Closed AmandaDoyle closed 3 years ago
Why is this necessary? filtering is done both in python and in sql, we do filtering before data even gets into postgres. there are many different case by case scenarios, I don't see how getting this table is helpful because we can't compare anything
SELECT
a.datasource,
a.raw_record_counts,
b.final_record_counts,
a.raw_record_counts-b.final_record_counts as diff
FROM (
SELECT source as datasource, count(*) as raw_record_counts
FROM facdb_base GROUP BY source
) a LEFT JOIN (
SELECT datasource, count(*) as final_record_counts
FROM facdb GROUP BY datasource
) b ON a.datasource=b.datasource
@SPTKL Given the issues you flagged above of how filtering can happen even before the data are loaded into postgres let's go with comparing facdb_base to facdb, and we'll add documentation as to what it shows, and why it's limited.
My logic below and your logic above get the same result, so implement whichever you think is best.

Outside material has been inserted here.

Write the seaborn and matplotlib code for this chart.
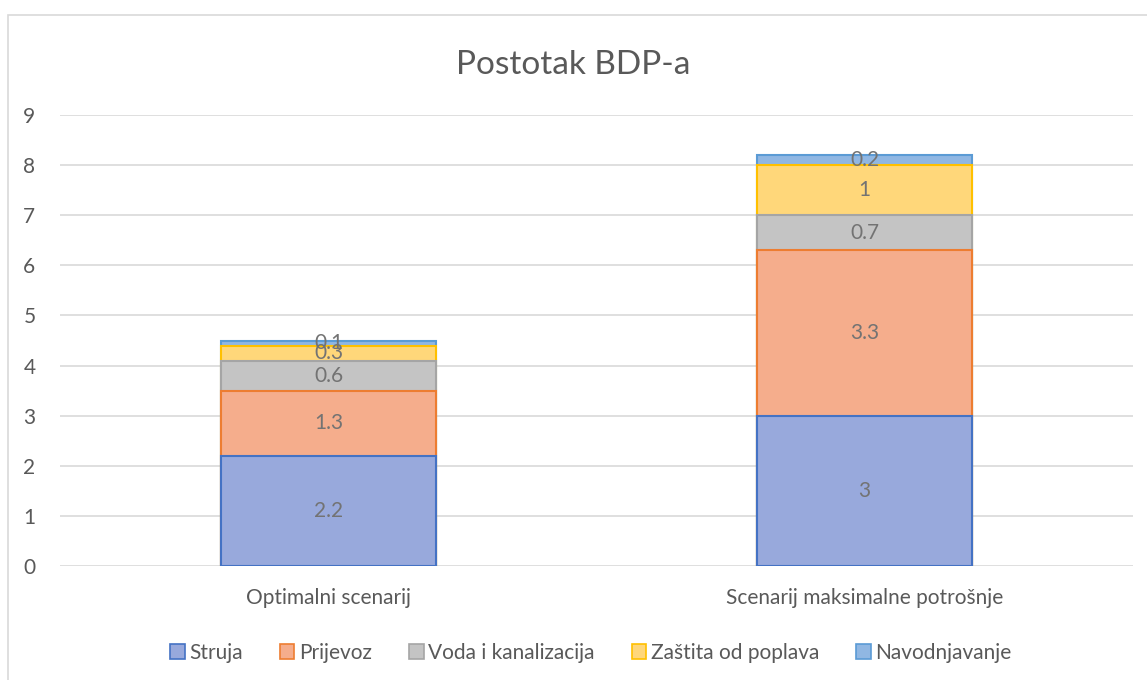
import seaborn as sns
import pandas as pd
import matplotlib.pyplot as plt
from matplotlib.patches import Rectangle, Patch

scenarios = ['Optimalni scenarij', 'Scenarij maksimalne potrošnje']
series = ['Struja', 'Prijevoz', 'Voda i kanalizacija', 'Zaštita od poplava', 'Navodnjavanje']
struja = [2.2, 3]
prijevoz = [1.3, 3.3]
voda = [0.6, 0.7]
zastita = [0.3, 1]
navodnjavanje = [0.1, 0.2]

fills = ['#98a9dc', '#f5ad8c', '#c4c4c4', '#ffd77a', '#90b7e3']
edges = ['#4472c4', '#ed7d31', '#a5a5a5', '#ffc000', '#5b9bd5']

df = pd.DataFrame({'scenarij': scenarios, 'Struja': struja, 'Prijevoz': prijevoz,
                   'Voda i kanalizacija': voda, 'Zaštita od poplava': zastita,
                   'Navodnjavanje': navodnjavanje})
cum = df[series].cumsum(axis=1)

sns.set_style('white')
plt.rcParams['font.family'] = ['Lato', 'DejaVu Sans']

fig = plt.figure(figsize=(11.47, 6.8), dpi=100)
ax = fig.add_axes([0.0527, 0.1676, 0.9347, 0.6633])

# stacked bars: draw totals first, smaller cumulative sums on top
for i in reversed(range(len(series))):
    sns.barplot(x=df['scenarij'], y=cum[series[i]], color=fills[i], width=0.4,
                edgecolor=edges[i], linewidth=1.5, saturation=1, ax=ax, zorder=2)

# labels in the middle of each segment
for j in range(len(scenarios)):
    for i, s in enumerate(series):
        v = df[s][j]
        mid = cum[s][j] - v / 2
        ax.text(j, mid, f'{v:g}', ha='center', va='center', fontsize=15,
                color='#737373', zorder=5)

ax.set_ylim(0, 9)
ax.set_xlim(-0.5, 1.5)
ax.set_yticks(range(10))
ax.yaxis.grid(True, color='#d9d9d9', linewidth=1.2, zorder=0)
ax.set_axisbelow(True)
for sp in ax.spines.values():
    sp.set_visible(False)
ax.tick_params(axis='both', length=0, labelsize=15, labelcolor='#595959')
ax.tick_params(axis='x', pad=16)
ax.tick_params(axis='y', pad=18)
ax.set_xlabel('')
ax.set_ylabel('')

fig.text(0.5, 0.905, 'Postotak BDP-a', ha='center', va='center', fontsize=24, color='#595959')

handles = [Patch(facecolor=fills[i], edgecolor=edges[i], linewidth=1.2) for i in range(len(series))]
fig.legend(handles, series, loc='center', bbox_to_anchor=(0.515, 0.04), ncol=5, frameon=False,
           fontsize=15, labelcolor='#595959', handlelength=0.7, handleheight=0.7,
           handletextpad=0.2, columnspacing=1.8)

fig.patches.append(Rectangle((0.007, -0.01), 1.1, 0.988, transform=fig.transFigure,
                             fill=False, edgecolor='#d9d9d9', linewidth=1.2))

fig.savefig('out.png', dpi=100)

SELECT a.source, COUNT(a.*), b.facdbcount,COUNT(a.*)-b.facdbcount as diff FROM facdb_base a
LEFT JOIN (SELECT datasource, COUNT(*) as facdbcount FROM facdb GROUP BY datasource) b
ON a.source=b.datasource
GROUP BY a.source, b.facdbcount
ORDER BY diff DESC;
incorporated
Report the # of records in the source file vs the number of records from the source that ended up in FacDB
This sounds like a pain to build. Let's scope it out before diving in.